Bye for now... Tanya
Know someone who goes quiet in meetings, not because they lack ideas, but because the moment passes too fast? Send them this. Sometimes understanding the mechanism is enough to interrupt it.
Here are the question I hear most from professionals on this topic. If you would like to ask a different question, feel free to ask it by contacting my at tanya@findyourenglishvoice.uk
Have a question about speaking English at work? I may have already answered it here.
https://www.findyourenglishvoice.uk/faq
Questions I hear most about the hesitation window
Why do I hesitate in meetings even when I know exactly what I want to say?

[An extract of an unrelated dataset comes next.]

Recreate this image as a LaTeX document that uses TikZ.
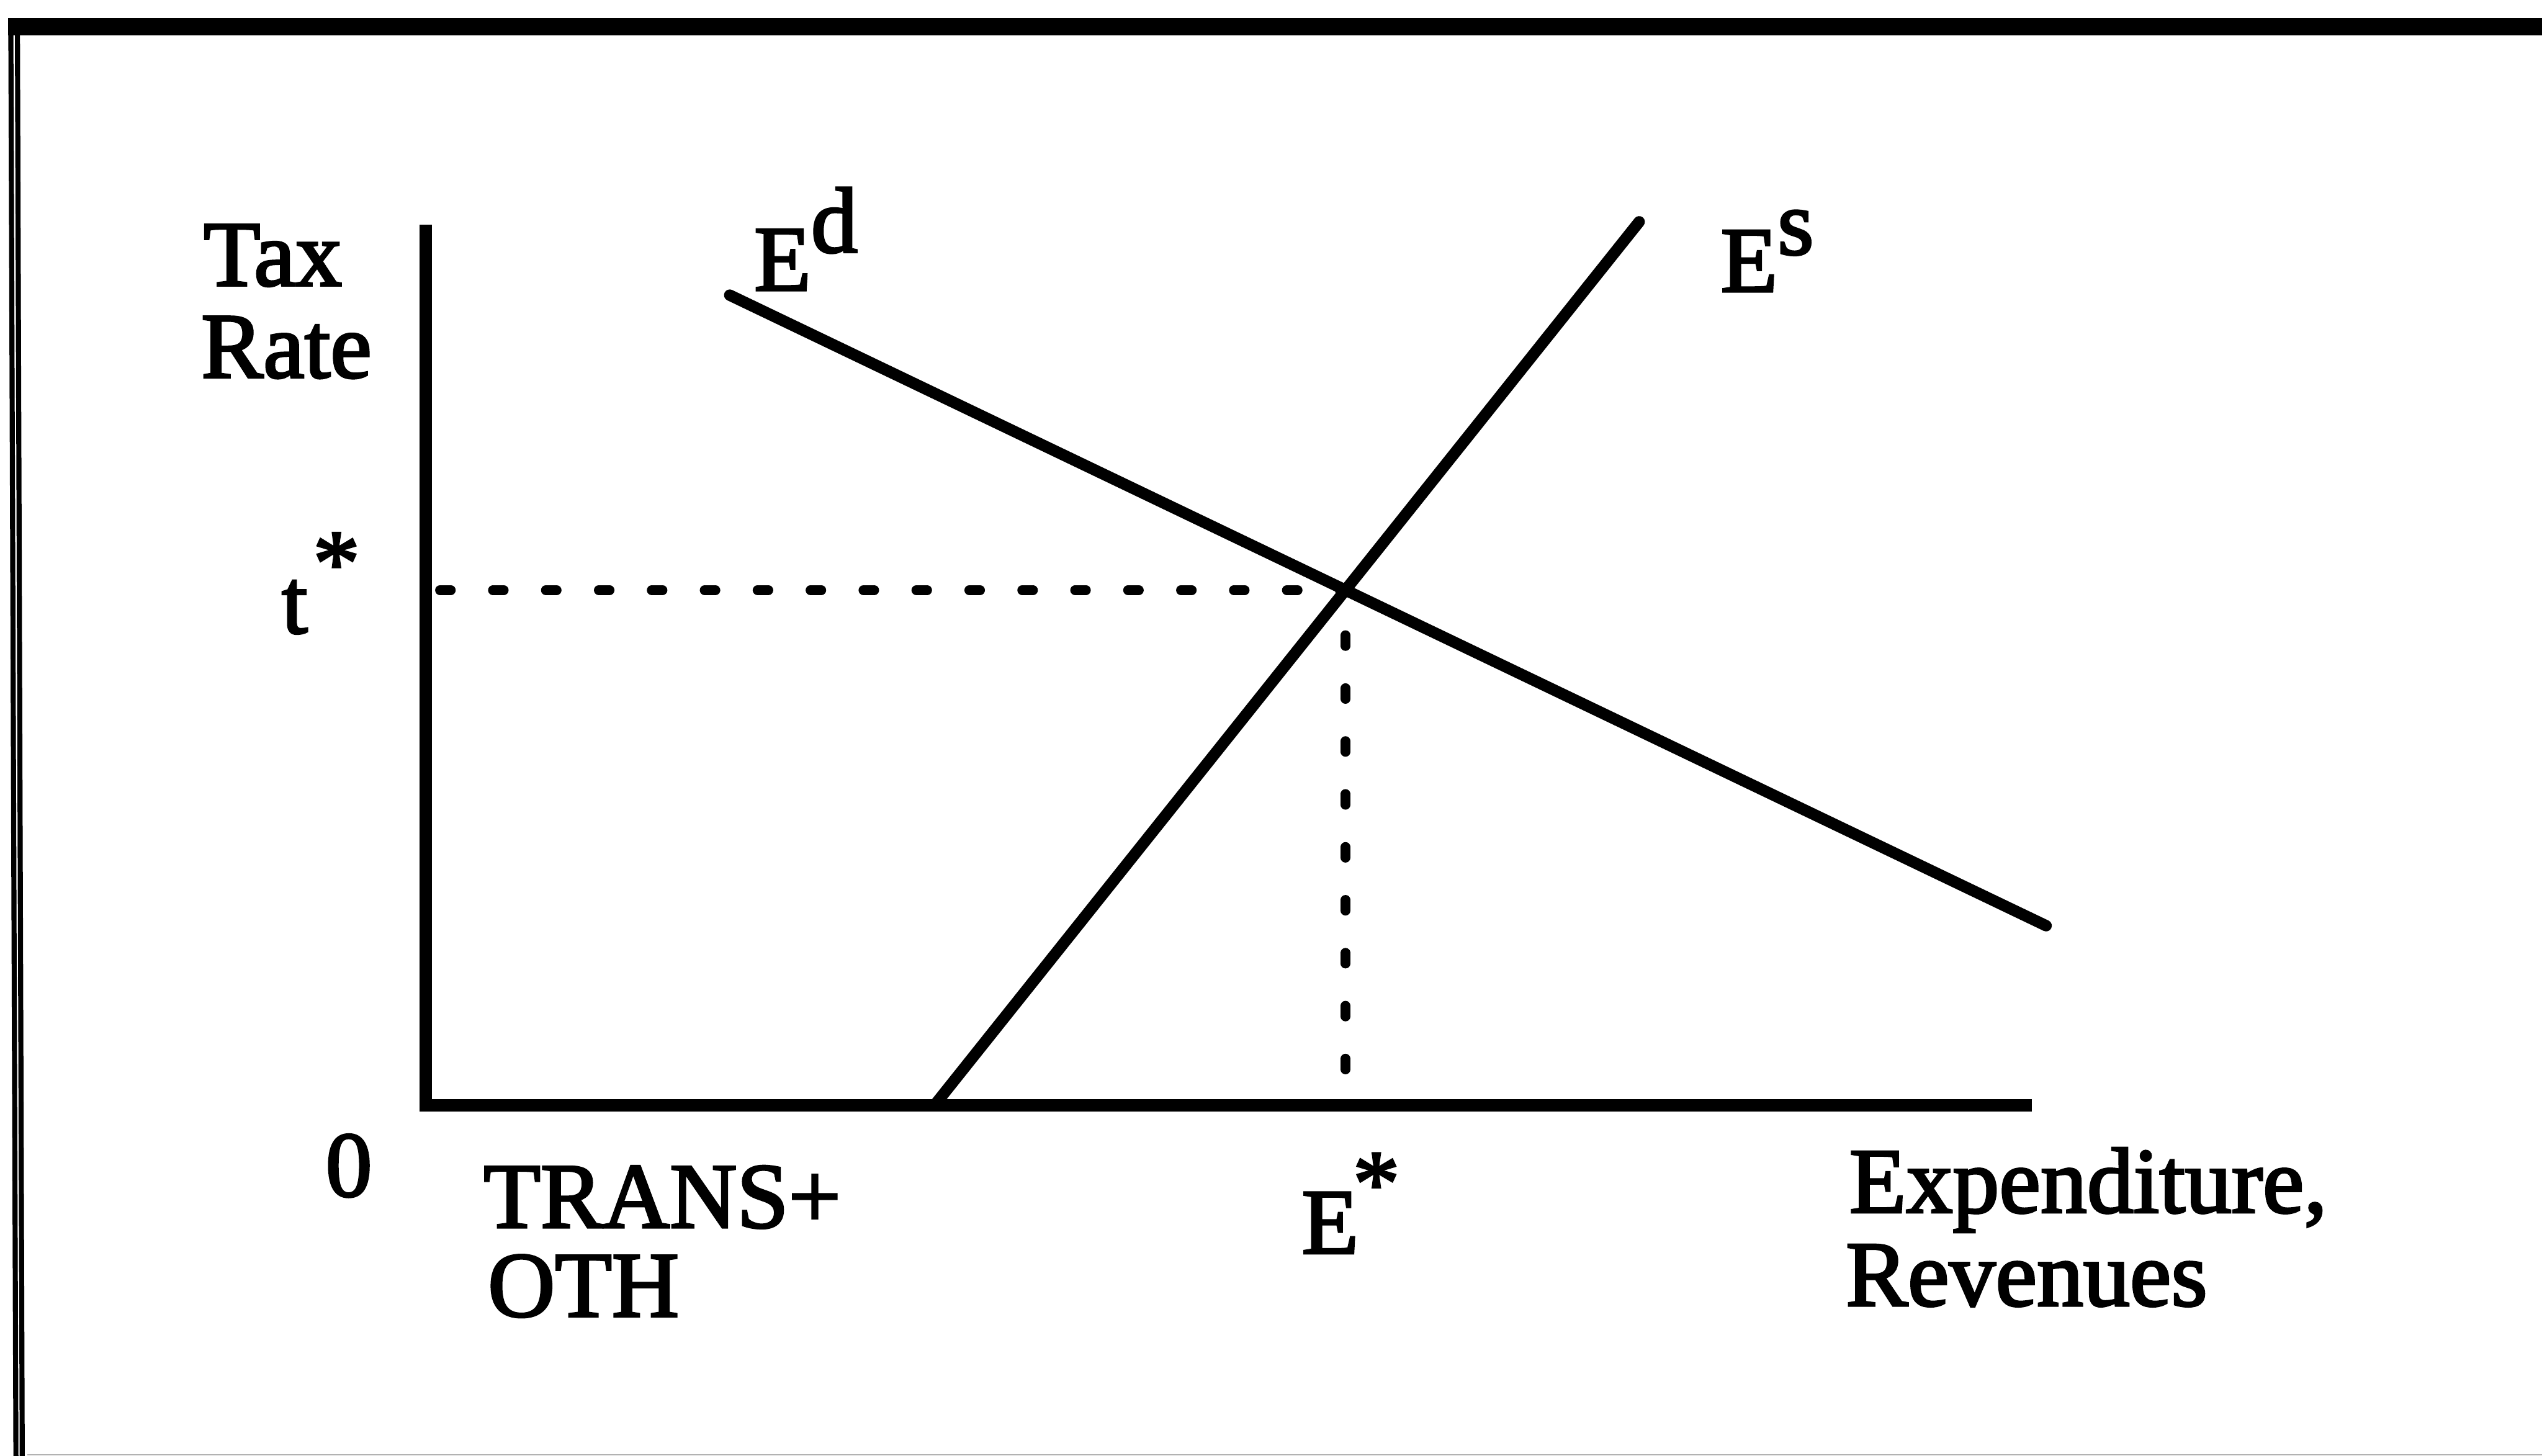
\documentclass[tikz,border=0pt]{standalone}
\usepackage{fontspec}
\setmainfont{Liberation Serif}[FakeBold=2.5]
\usetikzlibrary{calc}
\begin{document}
\begin{tikzpicture}[x=0.01cm,y=-0.01cm,
  lbl/.style={anchor=base west,inner sep=0pt,font=\fontsize{44pt}{44pt}\selectfont},
  curve/.style={line width=5.4pt,line cap=round},
  axisline/.style={line width=6pt},
  guide/.style={line width=4.6pt,line cap=round,dash pattern=on 0.18cm off 0.7cm},
  frameline/.style={line width=2.4pt}]
\useasboundingbox (0,0) rectangle (4229,2422);
% frame
\fill (13,30) rectangle (4229,59);
\draw[frameline] (18,40) -- (26.5,2422);
\draw[frameline] (29,50) -- (37,2422);
\draw[gray!60,line width=0.6pt] (45,2420) -- (4229,2420);
% axes
\coordinate (ytop) at (708,374);
\coordinate (orig) at (708,1839);
\coordinate (xend) at (3380,1839);
\draw[axisline] (ytop) -- (orig) -- (xend);
% curves
\coordinate (ed1) at (1214,491);
\coordinate (ed2) at (3404,1540);
\coordinate (es1) at (1556,1837);
\coordinate (es2) at (2727,369);
\draw[curve] (ed1) -- (ed2);
\draw[curve] (es1) -- (es2);
\coordinate (eq) at (intersection of ed1--ed2 and es1--es2);
\draw[guide] ($(orig|-eq)+(24,0)$) -- (eq);
\draw[guide] ($(eq)+(0,75)$) -- ($(eq|-orig)+(0,-20)$);
% labels
\node[lbl] (tax) at (338,475) {Tax};
\node[lbl] (rate) at (334,628) {Rate};
\node[lbl] (tstar) at (468,1053) {t\hspace{0.06em}\raisebox{0.42em}{*}};
\node[lbl] (zero) at (541,1990) {0};
\node[lbl] (edl) at (1254,483) {E\raisebox{0.41em}{d}};
\node[lbl] (esl) at (2862,485) {E\raisebox{0.40em}{s}};
\node[lbl] (trans) at (804,2042) {TRANS+};
\node[lbl] (oth) at (811,2190) {OTH};
\node[lbl] (estar) at (2165,2085) {E\hspace{-0.06em}\raisebox{0.42em}{*}};
\node[lbl] (expend) at (3076,2017) {Expenditure,};
\node[lbl] (rev) at (3070,2172) {Revenues};
\end{tikzpicture}
\end{document}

Because the gap between having a thought and deciding to speak is where your nervous system runs a threat assessment. In a professional setting, with people watching and status on the line, it almost always reaches the same conclusion: safer to wait. The problem is not finding the words. It is getting out of the evaluation loop before the moment passes. That is what the hesitation window is, and the longer you stay in it, the harder it becomes to leave.
I notice I hesitate more when I am the only non-native speaker in the room. Is that normal?

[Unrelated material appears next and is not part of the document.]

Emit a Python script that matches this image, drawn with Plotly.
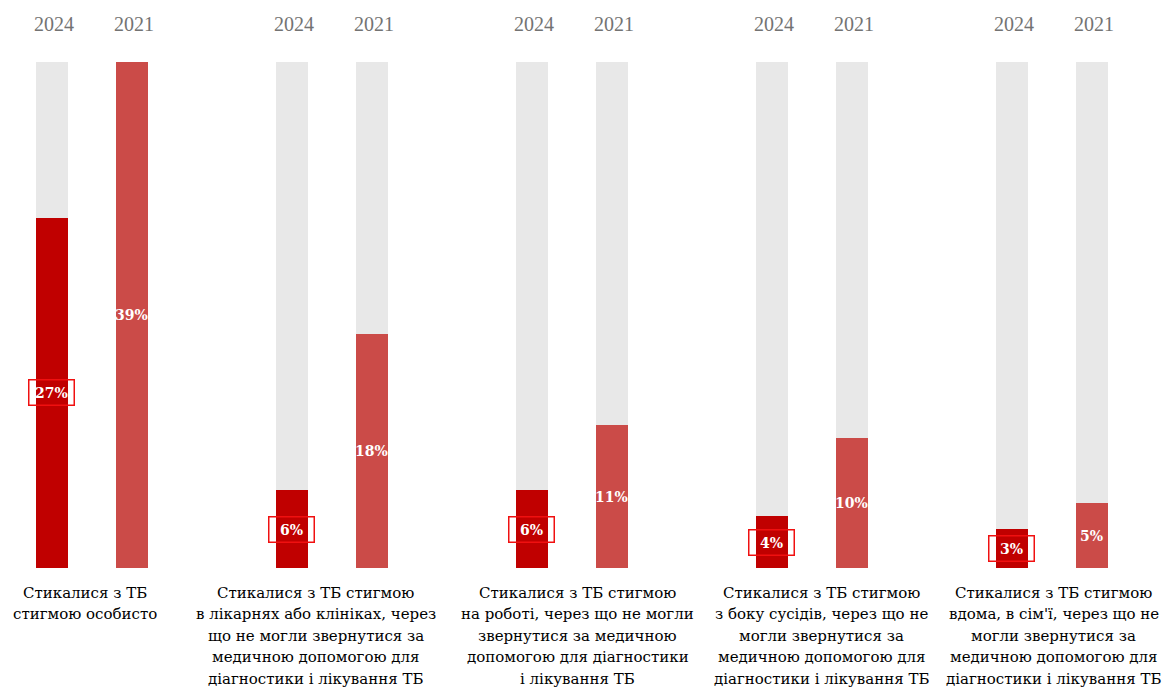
import plotly.graph_objects as go

# Survey shares (%) of people who faced TB stigma, by setting
categories = [
    ["Стикалися з ТБ", "стигмою особисто"],
    ["Стикалися з ТБ стигмою", "в лікарнях або клініках, через", "що не могли звернутися за",
     "медичною допомогою для", "діагностики і лікування ТБ"],
    ["Стикалися з ТБ стигмою", "на роботі, через що не могли", "звернутися за медичною",
     "допомогою для діагностики", "і лікування ТБ"],
    ["Стикалися з ТБ стигмою", "з боку сусідів, через що не", "могли звернутися за",
     "медичною допомогою для", "діагностики і лікування ТБ"],
    ["Стикалися з ТБ стигмою", "вдома, в сім'ї, через що не", "могли звернутися за",
     "медичною допомогою для", "діагностики і лікування ТБ"],
]
years = ["2024", "2021"]
values_2024 = [27, 6, 6, 4, 3]
values_2021 = [39, 18, 11, 10, 5]

C2024 = "#C00000"
C2021 = "#CB4B48"
TRACK = "#E8E8E8"
YEAR_FONT = "Liberation Serif"
CAPTION_FONT = "DejaVu Serif"
LABEL_FONT = "DejaVu Serif"

n = len(categories)
offset = 1 / 6
bar_w = 0.1333
top = max(values_2024 + values_2021)
line_step = 21.4                       # caption line spacing, px
caption_xshift = [-7, -16, 6, 10, 2]   # caption text boxes sit slightly off the pair centre, px

x24 = [i - offset for i in range(n)]
x21 = [i + offset for i in range(n)]

fig = go.Figure()
# grey tracks behind every bar
fig.add_trace(go.Bar(x=x24 + x21, y=[top] * (2 * n), width=bar_w,
                     marker=dict(color=TRACK, line=dict(width=0)),
                     hoverinfo="skip", showlegend=False))
fig.add_trace(go.Bar(x=x24, y=values_2024, width=bar_w, name=years[0],
                     marker=dict(color=C2024, line=dict(width=0)), showlegend=False))
fig.add_trace(go.Bar(x=x21, y=values_2021, width=bar_w, name=years[1],
                     marker=dict(color=C2021, line=dict(width=0)), showlegend=False))

ann = []
for i in range(n):
    # value labels in the middle of each bar
    ann.append(dict(x=x24[i], y=values_2024[i] / 2, text=f"<b>{values_2024[i]}%</b>",
                    showarrow=False, font=dict(family=LABEL_FONT, size=14, color="white"),
                    bordercolor="#F01010", borderwidth=1.5, borderpad=2, width=40, height=20,
                    xanchor="center", yanchor="middle"))
    ann.append(dict(x=x21[i], y=values_2021[i] / 2, text=f"<b>{values_2021[i]}%</b>",
                    showarrow=False, font=dict(family=LABEL_FONT, size=14, color="white"),
                    xanchor="center", yanchor="middle"))
    # year headers
    for xx, yr in ((x24[i], years[0]), (x21[i], years[1])):
        ann.append(dict(x=xx, y=1.075, yref="paper", text=yr, showarrow=False, xshift=2,
                        font=dict(family=YEAR_FONT, size=20, color="#737373"),
                        xanchor="center", yanchor="middle"))
    # category captions under each pair, one annotation per line
    for k, line in enumerate(categories[i]):
        ann.append(dict(x=i, y=0, text=line, showarrow=False,
                        xshift=caption_xshift[i], yshift=-25 - k * line_step,
                        font=dict(family=CAPTION_FONT, size=15, color="#000000"),
                        xanchor="center", yanchor="middle"))

fig.update_layout(
    width=1167, height=687,
    margin=dict(l=0, r=0, t=62, b=119),
    paper_bgcolor="white", plot_bgcolor="white",
    barmode="overlay", bargap=0,
    xaxis=dict(range=[-91.5 / 240, (1167 - 91.5) / 240], visible=False, fixedrange=True),
    yaxis=dict(range=[0, top], visible=False, fixedrange=True),
    annotations=ann,
)
fig.write_html("out.html")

Very. When you are the only non-native speaker in a room, your nervous system perceives a higher degree of visibility and exposure. It is not imagining the risk. The stakes do feel different. What changes with practice is not the situation but your nervous system's response to it. The hesitation is a learned pattern, and learned patterns can be unlearned. It takes repetition, not perfection.
The 5-second rule sounds too simple. Can it really make a difference?

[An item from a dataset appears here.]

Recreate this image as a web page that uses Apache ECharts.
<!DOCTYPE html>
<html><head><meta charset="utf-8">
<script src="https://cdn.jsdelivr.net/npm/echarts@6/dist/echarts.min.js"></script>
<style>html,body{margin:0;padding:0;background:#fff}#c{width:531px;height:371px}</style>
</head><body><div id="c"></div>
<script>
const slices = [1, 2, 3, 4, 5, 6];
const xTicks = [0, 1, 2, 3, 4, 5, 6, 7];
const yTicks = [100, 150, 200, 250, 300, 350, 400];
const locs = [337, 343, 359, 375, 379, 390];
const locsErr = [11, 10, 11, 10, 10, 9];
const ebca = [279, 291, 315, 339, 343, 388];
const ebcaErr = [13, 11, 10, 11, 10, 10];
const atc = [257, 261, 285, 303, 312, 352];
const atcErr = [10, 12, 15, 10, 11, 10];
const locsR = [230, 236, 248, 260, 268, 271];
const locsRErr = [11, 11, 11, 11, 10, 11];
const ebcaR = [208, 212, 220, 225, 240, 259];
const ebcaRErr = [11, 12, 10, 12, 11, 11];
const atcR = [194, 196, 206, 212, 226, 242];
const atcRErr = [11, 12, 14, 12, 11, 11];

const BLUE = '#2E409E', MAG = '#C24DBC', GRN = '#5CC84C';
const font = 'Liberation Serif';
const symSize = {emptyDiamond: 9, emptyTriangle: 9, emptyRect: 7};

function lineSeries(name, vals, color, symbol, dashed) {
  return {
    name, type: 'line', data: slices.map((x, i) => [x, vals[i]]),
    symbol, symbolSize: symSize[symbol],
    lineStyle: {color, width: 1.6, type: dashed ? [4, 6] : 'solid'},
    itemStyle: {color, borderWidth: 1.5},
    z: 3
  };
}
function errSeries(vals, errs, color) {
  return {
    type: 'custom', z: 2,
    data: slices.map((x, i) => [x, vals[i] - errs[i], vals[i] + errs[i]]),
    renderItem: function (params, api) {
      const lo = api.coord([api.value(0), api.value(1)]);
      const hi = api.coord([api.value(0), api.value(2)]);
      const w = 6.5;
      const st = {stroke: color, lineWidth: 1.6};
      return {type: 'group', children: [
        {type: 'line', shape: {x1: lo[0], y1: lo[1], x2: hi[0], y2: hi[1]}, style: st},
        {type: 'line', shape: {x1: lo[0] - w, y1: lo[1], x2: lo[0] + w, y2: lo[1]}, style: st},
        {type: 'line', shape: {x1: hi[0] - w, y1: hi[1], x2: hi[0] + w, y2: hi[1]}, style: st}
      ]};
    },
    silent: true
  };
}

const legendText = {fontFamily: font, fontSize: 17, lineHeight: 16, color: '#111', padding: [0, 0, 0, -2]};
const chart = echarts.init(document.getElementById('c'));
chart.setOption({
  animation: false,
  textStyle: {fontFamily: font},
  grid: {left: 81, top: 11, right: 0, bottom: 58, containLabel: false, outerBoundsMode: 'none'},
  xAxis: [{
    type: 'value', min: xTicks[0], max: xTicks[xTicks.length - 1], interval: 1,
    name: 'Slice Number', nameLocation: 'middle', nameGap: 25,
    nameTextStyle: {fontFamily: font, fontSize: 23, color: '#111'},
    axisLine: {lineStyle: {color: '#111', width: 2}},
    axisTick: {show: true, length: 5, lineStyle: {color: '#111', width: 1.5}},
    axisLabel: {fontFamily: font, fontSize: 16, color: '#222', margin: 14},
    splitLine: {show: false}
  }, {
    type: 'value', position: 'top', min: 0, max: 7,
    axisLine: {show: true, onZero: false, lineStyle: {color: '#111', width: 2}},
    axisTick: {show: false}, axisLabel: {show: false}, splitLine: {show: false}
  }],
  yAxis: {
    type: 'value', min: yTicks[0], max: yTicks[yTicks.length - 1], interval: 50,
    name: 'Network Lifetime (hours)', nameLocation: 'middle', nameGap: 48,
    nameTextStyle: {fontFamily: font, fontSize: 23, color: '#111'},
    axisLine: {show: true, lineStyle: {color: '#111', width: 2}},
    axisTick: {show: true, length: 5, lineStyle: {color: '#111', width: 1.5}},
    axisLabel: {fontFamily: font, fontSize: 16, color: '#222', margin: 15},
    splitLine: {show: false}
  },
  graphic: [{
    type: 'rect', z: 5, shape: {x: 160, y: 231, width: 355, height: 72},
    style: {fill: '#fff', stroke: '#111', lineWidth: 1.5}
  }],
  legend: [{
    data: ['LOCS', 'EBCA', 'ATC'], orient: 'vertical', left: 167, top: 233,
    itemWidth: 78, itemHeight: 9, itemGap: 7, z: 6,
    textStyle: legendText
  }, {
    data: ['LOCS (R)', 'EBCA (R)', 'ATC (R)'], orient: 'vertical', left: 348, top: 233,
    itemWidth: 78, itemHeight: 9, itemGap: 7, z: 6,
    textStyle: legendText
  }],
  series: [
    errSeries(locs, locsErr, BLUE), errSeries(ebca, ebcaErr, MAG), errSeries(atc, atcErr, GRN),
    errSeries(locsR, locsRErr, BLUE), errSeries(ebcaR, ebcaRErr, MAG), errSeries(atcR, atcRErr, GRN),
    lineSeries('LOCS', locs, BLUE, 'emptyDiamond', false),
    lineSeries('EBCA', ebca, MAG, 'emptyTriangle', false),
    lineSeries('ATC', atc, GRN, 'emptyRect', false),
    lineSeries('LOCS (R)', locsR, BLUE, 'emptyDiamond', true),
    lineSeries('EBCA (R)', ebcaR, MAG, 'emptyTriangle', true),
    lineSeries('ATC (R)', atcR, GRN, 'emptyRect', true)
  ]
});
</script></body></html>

The simplicity is actually what makes it work. Counting backwards from five interrupts the rumination loop by giving your brain a concrete task to do instead of evaluating risk. It also creates a specific commitment rather than an open question. The moment you start counting, you have already shifted from "should I speak?" to "I am about to." That is a meaningful shift. Try it in a low-stakes situation first so it feels familiar before you use it in a high-pressure moment.
What if I start speaking and then lose my thread completely?
This happens to every speaker in every language. Spoken language is almost always incomplete and adjusted in real time. What matters is that you began. If you lose the thread, a simple bridge phrase like "Let me come back to that" or "What I am trying to say is" gives you a moment to find your footing without going silent. The room almost never notices the adjustment the way you do. You are always a harsher judge of your own performance than anyone else in the room.
I feel like I need to be sure of what I am going to say before I speak. Is that wrong?
It is a very understandable instinct, but it works against you in real conversations. Waiting for certainty means waiting for a moment that rarely arrives when you are already anxious. Native speakers start sentences they have not yet finished constructing all the time. The goal is not a perfect sentence before you begin. It is a beginning, and the rest tends to follow. Bridge phrases help with this because they get your voice into the room while your brain catches up.
Will the hesitation ever go away completely?
For most people it reduces significantly rather than disappearing entirely. What changes is the intensity and the speed of recovery. The hesitation window gets shorter. The decision to speak becomes less fraught. You stop needing everything to feel right before you open your mouth. Lukasz still has moments of hesitation. What is different now is that he no longer lets those moments become reasons to stay silent. That is the shift worth aiming for.